Sono diverse le sensazioni che si provano quando si termina un videogioco, di solito essenziali come possono esserlo la gioia della riuscita, la delusione per le aspettative tradite, una sensazione generale di (in)soddisfazione. Basilari ma non per questo meno importanti, trattandosi dopotutto delle fondamenta su cui poggeranno tutte le successive argomentazioni, sia da utilizzare per un confronto con altri compagni d’avventura che per decidere d’intraprendere un nuovo viaggio in un prodotto simile. Positive o negative lasciano un’impronta indelebile che accompagnerà l’utente per molto tempo, occupando un posto di rilievo nella sua scatola dei ricordi.
Le "essenzialità" lasciate a chi scrive dal primo capitolo di Phoenix Wright sono quattro: un pizzico di fatica per la lunga maratona finale, compiacimento per le intuizioni che si sono ricavate con la sola forza dei propri neuroni, disagio per quelle che hanno richiesto più fortuna che logica ed infine quel senso di malinconia che si prova nel salutare degli amici che non si potranno ritrovare così come li si è conosciuti in quella particolare circostanza. In questo caso con quel "primo approccio" e la realtiva natura di principiante (dell'avatar e dell'utente) che ha permesso di provare smarrimento e responsabilità, quindi un tipo di coinvolgimento esemplare.
Oltretutto non sono state emozioni fini a se stesse, ma anche lo spunto per l’acquisizione di nuove (piccole) consapevolezze legate ad una visione più realistica delle situazioni a cui si ispira questo tipo di simulazione. Difendere qualcuno in aula non è affatto facile in un sistema basato su regole simili a quelle di un vero e proprio “gioco”, dove non conta la verità o la ragione, ma solo l’abilità d’imporla. Phoenix Wright ci ha voluto bene offrendoci di stare sempre dalla parte giusta della barricata e permettendoci di ripartire dal punto salvato qualora la giustizia non fosse riuscita ad imporsi: ciò non toglie che il sistema basato sull'abilità degli interlocutori avrebbe funzionato in qualsiasi caso, insinuando il dubbio su quanto sia moralmente corretto utilizzarlo nella nostra realtà.

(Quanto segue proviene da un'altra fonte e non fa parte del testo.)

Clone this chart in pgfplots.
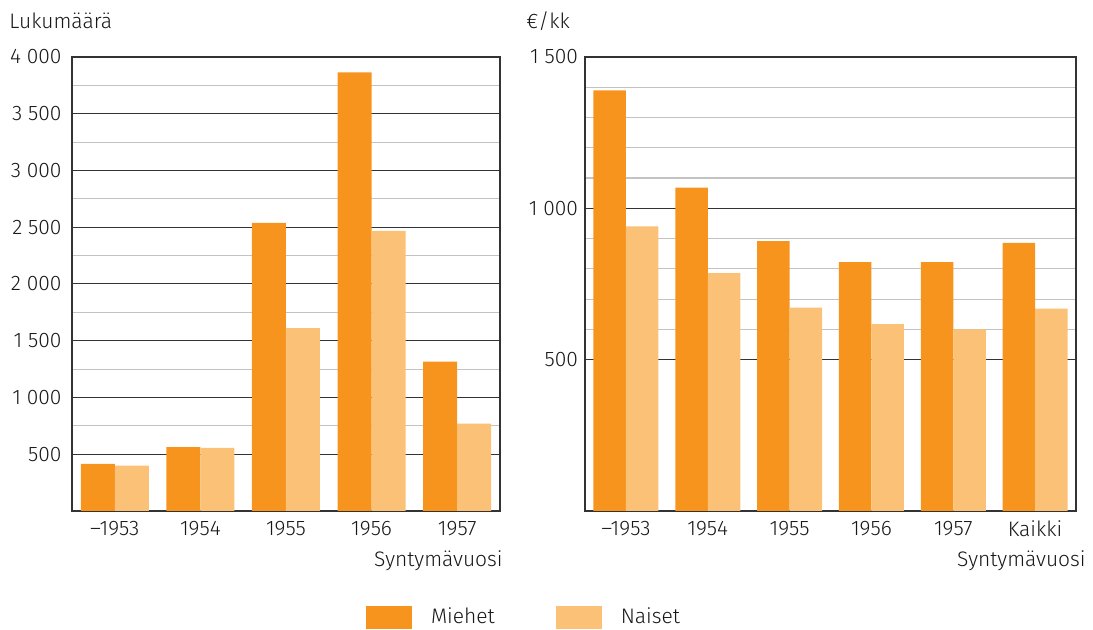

Se questa piccola caricatura del mondo processuale non avesse stuzzicato il pensiero di cui sopra, sicuramente avrà offerto un punto di vista diverso all’interno di uno stesso sistema fittizio. È facile provare tensione e tifare per la risoluzione dei casi se si sta sbracati sul divano davanti ad una puntata della famosa serie di Law&Order, dove pur consapevoli che il lieto fine non è scontato, ci si ritrova comunque spogliati di quella responsabilità diretta che invece in un Phoenix Wright è presente dietro ogni mossa. Nel serial tv il rammarico dello spettatore è simile a quello di un cittadino che legge su un quotidiano dell’ennesima “ingiustizia”, impotente, indignato, ma non di certo carico di quel senso di colpa per averla provocata.
Per non parlare della “fatica” reale da mettere in conto per portare a casa un risultato positivo: vedere un bravo investigatore che in uno spezzone video nota un particolare importante, è molto diverso dall’obbligo di trovarlo personalmente ispezionando attimo per attimo, millimetro per millimetro, la prova filmata di una telecamera di sorveglianza.
In questo tipo di confronto vengono esaltati (e compresi meglio) anche quelle verità date per scontate in anni e anni di azioni poliziesche passive: ad esempio le famose notti insonni dello sbirro hollywoodiano legato morbosamente al suo lavoro e perennemente single\divorziato perché incapace di trovare tempo per altro; una situazione che nel nostro caso assume un connotato più "realistico" in quanto si arriva ad essere personalmente protagonisti delle stesse notti e della stessa insonnia al servizio della ricerca di quella maledetta e fondamentale prova risolutrice.
A conti fatti si può emettere un verdetto positivo grazie ad un risultato dove l'insieme di realtà, finzione e le variabili attive di quest’ultima, creano un mix vincente. Vissuta l'esperienza con il primo capitolo di Phoenix Wright avremo a che fare con un ricordo indelebile, piacevole quanto per certi versi irripetibile.